:: TASK OBJECTIVE ::
Exclude images, then output the remaining data verbatim.

━━━

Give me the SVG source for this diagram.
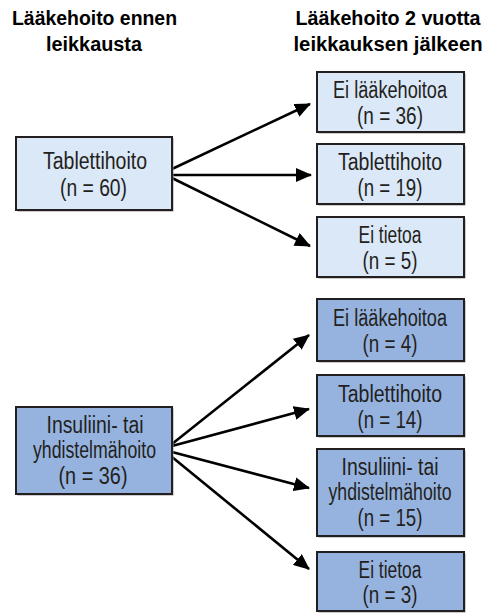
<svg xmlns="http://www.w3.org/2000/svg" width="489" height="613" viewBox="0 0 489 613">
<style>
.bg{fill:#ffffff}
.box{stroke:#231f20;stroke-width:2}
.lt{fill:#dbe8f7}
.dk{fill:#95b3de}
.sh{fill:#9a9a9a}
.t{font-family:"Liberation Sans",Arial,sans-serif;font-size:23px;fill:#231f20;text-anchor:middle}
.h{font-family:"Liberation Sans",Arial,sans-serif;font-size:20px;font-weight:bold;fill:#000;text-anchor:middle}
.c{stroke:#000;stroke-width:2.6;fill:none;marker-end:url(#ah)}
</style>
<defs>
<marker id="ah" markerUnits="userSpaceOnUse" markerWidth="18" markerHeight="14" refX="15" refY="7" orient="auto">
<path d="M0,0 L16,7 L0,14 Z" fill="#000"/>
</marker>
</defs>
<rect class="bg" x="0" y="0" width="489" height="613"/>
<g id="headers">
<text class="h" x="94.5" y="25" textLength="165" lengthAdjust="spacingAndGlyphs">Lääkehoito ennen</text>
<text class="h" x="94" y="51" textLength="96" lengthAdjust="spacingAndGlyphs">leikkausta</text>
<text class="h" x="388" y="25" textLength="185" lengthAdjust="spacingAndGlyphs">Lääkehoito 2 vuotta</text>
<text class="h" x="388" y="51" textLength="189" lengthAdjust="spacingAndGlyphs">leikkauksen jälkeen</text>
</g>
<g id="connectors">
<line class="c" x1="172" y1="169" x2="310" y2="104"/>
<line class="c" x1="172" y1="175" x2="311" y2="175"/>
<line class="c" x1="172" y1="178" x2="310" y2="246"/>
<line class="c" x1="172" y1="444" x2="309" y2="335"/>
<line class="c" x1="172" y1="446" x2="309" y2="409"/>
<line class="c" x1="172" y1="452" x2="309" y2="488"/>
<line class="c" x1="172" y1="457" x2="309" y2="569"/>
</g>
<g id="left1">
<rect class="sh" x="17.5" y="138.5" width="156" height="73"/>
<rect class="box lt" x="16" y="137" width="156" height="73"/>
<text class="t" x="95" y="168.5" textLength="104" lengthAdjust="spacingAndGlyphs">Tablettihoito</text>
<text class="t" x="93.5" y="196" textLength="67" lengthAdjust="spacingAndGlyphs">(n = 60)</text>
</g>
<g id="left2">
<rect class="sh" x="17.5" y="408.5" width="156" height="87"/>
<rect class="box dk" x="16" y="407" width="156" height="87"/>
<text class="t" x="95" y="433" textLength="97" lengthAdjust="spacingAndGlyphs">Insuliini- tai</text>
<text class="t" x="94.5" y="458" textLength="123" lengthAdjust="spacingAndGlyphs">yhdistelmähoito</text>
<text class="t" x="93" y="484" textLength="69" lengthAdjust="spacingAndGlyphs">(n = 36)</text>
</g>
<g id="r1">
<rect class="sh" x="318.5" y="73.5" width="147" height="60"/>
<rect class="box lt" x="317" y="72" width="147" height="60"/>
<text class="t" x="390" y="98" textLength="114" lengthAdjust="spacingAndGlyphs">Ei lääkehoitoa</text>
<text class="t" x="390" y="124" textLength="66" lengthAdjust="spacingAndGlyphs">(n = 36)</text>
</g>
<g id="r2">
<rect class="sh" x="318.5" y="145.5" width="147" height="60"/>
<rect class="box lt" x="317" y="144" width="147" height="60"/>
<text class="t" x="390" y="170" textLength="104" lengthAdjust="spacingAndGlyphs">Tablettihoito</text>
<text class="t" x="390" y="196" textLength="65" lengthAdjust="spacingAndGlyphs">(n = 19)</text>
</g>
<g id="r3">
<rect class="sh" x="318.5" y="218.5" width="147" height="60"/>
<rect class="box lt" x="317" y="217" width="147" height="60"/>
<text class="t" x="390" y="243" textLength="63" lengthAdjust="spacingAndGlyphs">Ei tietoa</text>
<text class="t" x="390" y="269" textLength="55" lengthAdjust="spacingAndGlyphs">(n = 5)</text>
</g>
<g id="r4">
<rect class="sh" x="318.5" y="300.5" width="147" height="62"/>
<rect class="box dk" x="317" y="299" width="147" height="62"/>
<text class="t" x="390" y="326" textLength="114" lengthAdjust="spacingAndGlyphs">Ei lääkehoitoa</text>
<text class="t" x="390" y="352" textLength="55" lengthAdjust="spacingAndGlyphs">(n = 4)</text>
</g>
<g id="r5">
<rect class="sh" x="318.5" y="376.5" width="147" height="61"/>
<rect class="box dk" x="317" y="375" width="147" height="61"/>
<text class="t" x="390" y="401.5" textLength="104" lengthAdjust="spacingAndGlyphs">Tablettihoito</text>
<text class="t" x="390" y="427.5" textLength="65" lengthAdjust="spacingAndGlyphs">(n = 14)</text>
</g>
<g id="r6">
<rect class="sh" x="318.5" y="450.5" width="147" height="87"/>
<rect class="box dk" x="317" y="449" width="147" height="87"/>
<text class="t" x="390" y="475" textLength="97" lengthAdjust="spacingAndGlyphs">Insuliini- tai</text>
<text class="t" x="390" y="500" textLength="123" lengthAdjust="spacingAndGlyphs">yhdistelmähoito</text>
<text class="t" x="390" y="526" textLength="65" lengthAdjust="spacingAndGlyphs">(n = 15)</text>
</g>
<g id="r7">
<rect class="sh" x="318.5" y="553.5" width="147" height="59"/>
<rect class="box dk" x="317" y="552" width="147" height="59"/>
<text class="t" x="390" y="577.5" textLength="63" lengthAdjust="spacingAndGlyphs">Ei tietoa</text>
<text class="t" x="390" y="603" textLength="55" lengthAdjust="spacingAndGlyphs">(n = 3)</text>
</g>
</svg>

━━━

:: EXERCISE ANSWER ::
Give me the SVG source for this diagram.
<svg xmlns="http://www.w3.org/2000/svg" width="489" height="613" viewBox="0 0 489 613">
<style>
.bg{fill:#ffffff}
.box{stroke:#231f20;stroke-width:2}
.lt{fill:#dbe8f7}
.dk{fill:#95b3de}
.sh{fill:#9a9a9a}
.t{font-family:"Liberation Sans",Arial,sans-serif;font-size:23px;fill:#231f20;text-anchor:middle}
.h{font-family:"Liberation Sans",Arial,sans-serif;font-size:20px;font-weight:bold;fill:#000;text-anchor:middle}
.c{stroke:#000;stroke-width:2.6;fill:none;marker-end:url(#ah)}
</style>
<defs>
<marker id="ah" markerUnits="userSpaceOnUse" markerWidth="18" markerHeight="14" refX="15" refY="7" orient="auto">
<path d="M0,0 L16,7 L0,14 Z" fill="#000"/>
</marker>
</defs>
<rect class="bg" x="0" y="0" width="489" height="613"/>
<g id="headers">
<text class="h" x="94.5" y="25" textLength="165" lengthAdjust="spacingAndGlyphs">Lääkehoito ennen</text>
<text class="h" x="94" y="51" textLength="96" lengthAdjust="spacingAndGlyphs">leikkausta</text>
<text class="h" x="388" y="25" textLength="185" lengthAdjust="spacingAndGlyphs">Lääkehoito 2 vuotta</text>
<text class="h" x="388" y="51" textLength="189" lengthAdjust="spacingAndGlyphs">leikkauksen jälkeen</text>
</g>
<g id="connectors">
<line class="c" x1="172" y1="169" x2="310" y2="104"/>
<line class="c" x1="172" y1="175" x2="311" y2="175"/>
<line class="c" x1="172" y1="178" x2="310" y2="246"/>
<line class="c" x1="172" y1="444" x2="309" y2="335"/>
<line class="c" x1="172" y1="446" x2="309" y2="409"/>
<line class="c" x1="172" y1="452" x2="309" y2="488"/>
<line class="c" x1="172" y1="457" x2="309" y2="569"/>
</g>
<g id="left1">
<rect class="sh" x="17.5" y="138.5" width="156" height="73"/>
<rect class="box lt" x="16" y="137" width="156" height="73"/>
<text class="t" x="95" y="168.5" textLength="104" lengthAdjust="spacingAndGlyphs">Tablettihoito</text>
<text class="t" x="93.5" y="196" textLength="67" lengthAdjust="spacingAndGlyphs">(n = 60)</text>
</g>
<g id="left2">
<rect class="sh" x="17.5" y="408.5" width="156" height="87"/>
<rect class="box dk" x="16" y="407" width="156" height="87"/>
<text class="t" x="95" y="433" textLength="97" lengthAdjust="spacingAndGlyphs">Insuliini- tai</text>
<text class="t" x="94.5" y="458" textLength="123" lengthAdjust="spacingAndGlyphs">yhdistelmähoito</text>
<text class="t" x="93" y="484" textLength="69" lengthAdjust="spacingAndGlyphs">(n = 36)</text>
</g>
<g id="r1">
<rect class="sh" x="318.5" y="73.5" width="147" height="60"/>
<rect class="box lt" x="317" y="72" width="147" height="60"/>
<text class="t" x="390" y="98" textLength="114" lengthAdjust="spacingAndGlyphs">Ei lääkehoitoa</text>
<text class="t" x="390" y="124" textLength="66" lengthAdjust="spacingAndGlyphs">(n = 36)</text>
</g>
<g id="r2">
<rect class="sh" x="318.5" y="145.5" width="147" height="60"/>
<rect class="box lt" x="317" y="144" width="147" height="60"/>
<text class="t" x="390" y="170" textLength="104" lengthAdjust="spacingAndGlyphs">Tablettihoito</text>
<text class="t" x="390" y="196" textLength="65" lengthAdjust="spacingAndGlyphs">(n = 19)</text>
</g>
<g id="r3">
<rect class="sh" x="318.5" y="218.5" width="147" height="60"/>
<rect class="box lt" x="317" y="217" width="147" height="60"/>
<text class="t" x="390" y="243" textLength="63" lengthAdjust="spacingAndGlyphs">Ei tietoa</text>
<text class="t" x="390" y="269" textLength="55" lengthAdjust="spacingAndGlyphs">(n = 5)</text>
</g>
<g id="r4">
<rect class="sh" x="318.5" y="300.5" width="147" height="62"/>
<rect class="box dk" x="317" y="299" width="147" height="62"/>
<text class="t" x="390" y="326" textLength="114" lengthAdjust="spacingAndGlyphs">Ei lääkehoitoa</text>
<text class="t" x="390" y="352" textLength="55" lengthAdjust="spacingAndGlyphs">(n = 4)</text>
</g>
<g id="r5">
<rect class="sh" x="318.5" y="376.5" width="147" height="61"/>
<rect class="box dk" x="317" y="375" width="147" height="61"/>
<text class="t" x="390" y="401.5" textLength="104" lengthAdjust="spacingAndGlyphs">Tablettihoito</text>
<text class="t" x="390" y="427.5" textLength="65" lengthAdjust="spacingAndGlyphs">(n = 14)</text>
</g>
<g id="r6">
<rect class="sh" x="318.5" y="450.5" width="147" height="87"/>
<rect class="box dk" x="317" y="449" width="147" height="87"/>
<text class="t" x="390" y="475" textLength="97" lengthAdjust="spacingAndGlyphs">Insuliini- tai</text>
<text class="t" x="390" y="500" textLength="123" lengthAdjust="spacingAndGlyphs">yhdistelmähoito</text>
<text class="t" x="390" y="526" textLength="65" lengthAdjust="spacingAndGlyphs">(n = 15)</text>
</g>
<g id="r7">
<rect class="sh" x="318.5" y="553.5" width="147" height="59"/>
<rect class="box dk" x="317" y="552" width="147" height="59"/>
<text class="t" x="390" y="577.5" textLength="63" lengthAdjust="spacingAndGlyphs">Ei tietoa</text>
<text class="t" x="390" y="603" textLength="55" lengthAdjust="spacingAndGlyphs">(n = 3)</text>
</g>
</svg>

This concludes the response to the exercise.